BC: I was always interested in organizations. I started a Rio Grande Valley lawn mower dealer association back in the ’80s and it grew into a state association called the Texas Service Dealers Association. Later,  it grew into a national organization that was the Service Dealers Association, which was a National Association of Lawn Mower Dealers. I was president of the first organization and what I wanted to do was instead of our competitors — being enemies and all that — I tried to have meetings with them and get together. Instead of working against each other, let’s work together. And we did. And that’s the way we got the Valley association going, and then the state association and also the national. So it’s been a real asset. See my idea was, let’s get together so that we can share service information, share qualities of mechanics, and if I needed an extra lawnmower mechanic, I would call up one of my buddies in the organization and say, “Do you know of a mechanic?” and invariable they would say, “I had somebody apply the other day and I don’t have room for him.”

 

GMCC: Why did you choose the city of Mission to conduct business?

BC: Well, I was born in Sharyland and after I went in the service and they sent me to school, I went to the Aberdeen Proving Grounds in Maryland. The Army sent me to school there on this line of work — the small engines and the auto electric part. And when I got out, I worked for a place in McAllen. And he had a place similar to this, only smaller. And I worked for him for about two years and then I decided to open up here in Mission. I didn’t want to be in the same town where we had a competitor, so there was nobody here.

 

GMCC: 65 years in business and creating jobs. Tell us about your life. Did you have your family in Mission?

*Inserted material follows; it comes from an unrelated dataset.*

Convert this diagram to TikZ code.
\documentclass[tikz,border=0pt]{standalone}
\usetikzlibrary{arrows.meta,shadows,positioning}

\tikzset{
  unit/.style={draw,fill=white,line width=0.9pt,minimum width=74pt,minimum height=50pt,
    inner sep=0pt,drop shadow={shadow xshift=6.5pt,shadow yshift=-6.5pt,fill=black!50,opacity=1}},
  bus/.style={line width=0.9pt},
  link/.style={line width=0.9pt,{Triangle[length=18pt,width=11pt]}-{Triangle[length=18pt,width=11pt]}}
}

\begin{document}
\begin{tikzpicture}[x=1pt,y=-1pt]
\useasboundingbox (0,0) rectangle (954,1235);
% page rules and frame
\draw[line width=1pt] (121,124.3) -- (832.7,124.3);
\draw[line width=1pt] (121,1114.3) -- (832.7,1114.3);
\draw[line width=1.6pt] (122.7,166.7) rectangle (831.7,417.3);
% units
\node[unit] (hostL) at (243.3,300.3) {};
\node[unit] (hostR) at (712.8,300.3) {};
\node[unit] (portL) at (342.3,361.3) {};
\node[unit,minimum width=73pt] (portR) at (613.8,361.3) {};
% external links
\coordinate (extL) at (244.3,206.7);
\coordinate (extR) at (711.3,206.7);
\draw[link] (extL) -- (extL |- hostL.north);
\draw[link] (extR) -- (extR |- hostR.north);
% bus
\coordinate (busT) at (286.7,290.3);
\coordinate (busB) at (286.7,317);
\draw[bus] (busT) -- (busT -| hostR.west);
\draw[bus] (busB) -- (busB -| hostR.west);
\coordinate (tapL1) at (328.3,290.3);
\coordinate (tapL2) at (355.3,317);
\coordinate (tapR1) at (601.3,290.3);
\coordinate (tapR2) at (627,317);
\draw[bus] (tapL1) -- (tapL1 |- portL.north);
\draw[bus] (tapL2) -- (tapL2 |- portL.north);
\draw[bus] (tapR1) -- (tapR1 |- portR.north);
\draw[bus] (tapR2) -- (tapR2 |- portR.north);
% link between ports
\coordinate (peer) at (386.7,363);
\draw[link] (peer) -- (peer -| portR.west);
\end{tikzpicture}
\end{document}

BC: Oh yes. I said I was born in Sharyland, and when I worked in McAllen, I lived in McAllen for a while. And when I opened up the business here, I still lived in McAllen for about a year or two before I bought a home here in Mission. That was about 1958. And then I lived here ever since.

GMCC: What advice would you give other young entrepreneurs who want to create a business here in Mission?

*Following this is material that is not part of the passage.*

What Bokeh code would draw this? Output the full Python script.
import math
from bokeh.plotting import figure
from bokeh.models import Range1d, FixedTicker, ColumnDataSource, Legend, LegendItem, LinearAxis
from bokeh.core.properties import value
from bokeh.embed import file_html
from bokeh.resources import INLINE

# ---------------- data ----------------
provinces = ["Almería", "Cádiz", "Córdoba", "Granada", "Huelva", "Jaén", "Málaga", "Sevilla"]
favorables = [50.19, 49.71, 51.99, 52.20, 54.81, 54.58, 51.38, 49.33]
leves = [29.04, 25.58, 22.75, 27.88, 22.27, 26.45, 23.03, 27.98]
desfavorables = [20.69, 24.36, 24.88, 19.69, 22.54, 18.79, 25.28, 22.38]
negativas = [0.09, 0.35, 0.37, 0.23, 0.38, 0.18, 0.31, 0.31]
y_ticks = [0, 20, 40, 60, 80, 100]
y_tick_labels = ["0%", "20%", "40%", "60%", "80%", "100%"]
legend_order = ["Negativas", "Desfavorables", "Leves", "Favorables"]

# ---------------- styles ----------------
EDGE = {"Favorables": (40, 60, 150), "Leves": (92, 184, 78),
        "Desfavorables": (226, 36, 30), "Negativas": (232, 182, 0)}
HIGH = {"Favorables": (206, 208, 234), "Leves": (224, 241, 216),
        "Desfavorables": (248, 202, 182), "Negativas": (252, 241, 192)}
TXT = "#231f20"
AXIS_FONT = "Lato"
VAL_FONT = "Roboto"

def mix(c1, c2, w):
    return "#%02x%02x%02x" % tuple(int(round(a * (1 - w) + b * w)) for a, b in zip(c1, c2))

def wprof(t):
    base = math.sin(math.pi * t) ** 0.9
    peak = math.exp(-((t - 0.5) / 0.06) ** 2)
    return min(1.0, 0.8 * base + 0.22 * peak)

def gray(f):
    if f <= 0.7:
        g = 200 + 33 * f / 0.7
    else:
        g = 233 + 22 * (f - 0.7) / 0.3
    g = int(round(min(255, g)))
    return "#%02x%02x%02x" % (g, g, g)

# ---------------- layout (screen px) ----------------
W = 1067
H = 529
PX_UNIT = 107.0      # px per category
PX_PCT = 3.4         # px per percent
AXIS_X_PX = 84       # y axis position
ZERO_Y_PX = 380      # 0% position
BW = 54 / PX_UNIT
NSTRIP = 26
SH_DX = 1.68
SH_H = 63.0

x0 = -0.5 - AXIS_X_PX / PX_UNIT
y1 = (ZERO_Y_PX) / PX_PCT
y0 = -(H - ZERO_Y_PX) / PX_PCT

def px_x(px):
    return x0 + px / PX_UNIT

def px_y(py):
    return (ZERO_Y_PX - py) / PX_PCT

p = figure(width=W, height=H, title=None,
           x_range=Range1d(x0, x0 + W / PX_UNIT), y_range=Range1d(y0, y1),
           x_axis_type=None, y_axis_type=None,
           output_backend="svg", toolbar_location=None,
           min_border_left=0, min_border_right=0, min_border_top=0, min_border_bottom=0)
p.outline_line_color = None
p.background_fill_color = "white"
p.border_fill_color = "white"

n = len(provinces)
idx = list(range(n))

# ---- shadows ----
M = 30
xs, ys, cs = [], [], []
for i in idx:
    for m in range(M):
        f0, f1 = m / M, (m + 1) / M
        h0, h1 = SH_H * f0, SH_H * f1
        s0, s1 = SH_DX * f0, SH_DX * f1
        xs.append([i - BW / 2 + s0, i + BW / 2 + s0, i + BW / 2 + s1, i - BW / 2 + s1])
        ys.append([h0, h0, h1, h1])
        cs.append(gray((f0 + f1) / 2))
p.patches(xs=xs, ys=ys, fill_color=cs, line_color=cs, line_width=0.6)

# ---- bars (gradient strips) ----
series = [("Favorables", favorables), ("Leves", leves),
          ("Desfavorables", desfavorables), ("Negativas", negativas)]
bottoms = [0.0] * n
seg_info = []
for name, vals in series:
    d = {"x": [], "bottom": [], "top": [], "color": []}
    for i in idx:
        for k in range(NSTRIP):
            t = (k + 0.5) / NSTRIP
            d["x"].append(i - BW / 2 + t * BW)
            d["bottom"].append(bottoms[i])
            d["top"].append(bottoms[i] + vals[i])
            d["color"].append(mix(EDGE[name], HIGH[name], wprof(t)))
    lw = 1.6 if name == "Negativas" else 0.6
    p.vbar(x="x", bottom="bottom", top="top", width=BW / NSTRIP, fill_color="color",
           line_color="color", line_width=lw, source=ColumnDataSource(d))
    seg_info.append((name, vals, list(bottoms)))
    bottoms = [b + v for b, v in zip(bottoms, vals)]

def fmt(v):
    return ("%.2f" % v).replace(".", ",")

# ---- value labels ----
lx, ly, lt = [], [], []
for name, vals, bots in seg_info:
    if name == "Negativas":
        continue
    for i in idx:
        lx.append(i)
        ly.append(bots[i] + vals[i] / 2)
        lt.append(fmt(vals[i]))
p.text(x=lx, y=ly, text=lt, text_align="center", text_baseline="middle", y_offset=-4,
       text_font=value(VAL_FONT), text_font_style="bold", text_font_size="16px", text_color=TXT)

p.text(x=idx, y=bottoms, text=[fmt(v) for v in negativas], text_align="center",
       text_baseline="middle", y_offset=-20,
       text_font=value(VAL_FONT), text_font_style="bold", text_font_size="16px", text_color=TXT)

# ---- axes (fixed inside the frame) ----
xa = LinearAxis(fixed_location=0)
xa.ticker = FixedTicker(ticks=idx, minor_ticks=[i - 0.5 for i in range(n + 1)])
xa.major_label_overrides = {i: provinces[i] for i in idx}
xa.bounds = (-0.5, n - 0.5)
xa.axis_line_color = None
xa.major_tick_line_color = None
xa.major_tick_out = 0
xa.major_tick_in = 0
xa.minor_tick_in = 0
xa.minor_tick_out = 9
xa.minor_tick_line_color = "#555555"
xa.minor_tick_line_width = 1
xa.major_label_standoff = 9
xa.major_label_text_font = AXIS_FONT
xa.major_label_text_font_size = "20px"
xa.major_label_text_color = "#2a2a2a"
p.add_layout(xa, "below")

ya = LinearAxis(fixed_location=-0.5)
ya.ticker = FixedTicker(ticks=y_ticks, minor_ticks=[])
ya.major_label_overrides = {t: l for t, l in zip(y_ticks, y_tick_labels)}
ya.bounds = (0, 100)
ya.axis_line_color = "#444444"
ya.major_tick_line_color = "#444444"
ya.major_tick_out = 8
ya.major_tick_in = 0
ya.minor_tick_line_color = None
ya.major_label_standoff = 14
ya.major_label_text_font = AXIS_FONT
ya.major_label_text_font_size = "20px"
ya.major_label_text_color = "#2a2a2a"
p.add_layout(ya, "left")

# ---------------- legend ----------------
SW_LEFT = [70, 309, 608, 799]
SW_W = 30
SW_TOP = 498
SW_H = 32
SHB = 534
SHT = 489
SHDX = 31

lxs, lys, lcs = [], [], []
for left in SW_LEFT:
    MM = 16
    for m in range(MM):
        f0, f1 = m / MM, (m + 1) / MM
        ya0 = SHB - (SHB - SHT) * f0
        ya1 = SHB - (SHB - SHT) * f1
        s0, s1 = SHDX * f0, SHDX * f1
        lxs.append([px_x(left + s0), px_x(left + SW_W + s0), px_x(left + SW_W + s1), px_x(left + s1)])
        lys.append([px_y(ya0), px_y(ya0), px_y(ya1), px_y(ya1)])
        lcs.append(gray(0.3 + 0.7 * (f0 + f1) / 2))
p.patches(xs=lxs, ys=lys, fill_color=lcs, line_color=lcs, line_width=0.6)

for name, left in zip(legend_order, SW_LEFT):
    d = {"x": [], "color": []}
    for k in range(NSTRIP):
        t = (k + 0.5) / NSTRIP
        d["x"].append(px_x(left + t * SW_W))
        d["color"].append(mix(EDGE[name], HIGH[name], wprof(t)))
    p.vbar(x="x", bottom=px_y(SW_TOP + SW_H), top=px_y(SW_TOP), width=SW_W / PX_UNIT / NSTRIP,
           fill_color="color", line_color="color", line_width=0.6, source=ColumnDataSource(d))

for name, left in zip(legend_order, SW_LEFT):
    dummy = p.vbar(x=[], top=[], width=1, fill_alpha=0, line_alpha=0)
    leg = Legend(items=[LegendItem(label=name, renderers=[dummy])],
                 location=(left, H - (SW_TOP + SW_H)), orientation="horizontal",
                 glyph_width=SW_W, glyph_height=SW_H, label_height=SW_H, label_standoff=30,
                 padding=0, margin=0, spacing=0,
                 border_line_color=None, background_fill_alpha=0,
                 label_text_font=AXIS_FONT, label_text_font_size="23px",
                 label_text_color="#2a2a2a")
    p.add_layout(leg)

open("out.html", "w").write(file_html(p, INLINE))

BC: The first thing you have to do in the business is you have to like it. If you open up a business just because it sounds like a good idea and you’re not really knowledgeable about that business, you better stay out of it. I had the background from when I was 11 years old. I took my mother’s washing machine engine — we had a Maytag washing machine with an engine — and I took that engine and I put it on a bicycle. And I road that bike for four years from McAllen to Sharyland for school. And so that gave me a lot of training in repairing small engines. I wasn’t going to walk, so I learned to fix this engine. Later, the Army sent me to school because they recognized that I had an aptitude for mechanics. And then from there, they sent me to Alaska. I spent a year in Alaska. I had never seen snow. So after my time was up, I went to work for this company for about two years and then opened up here.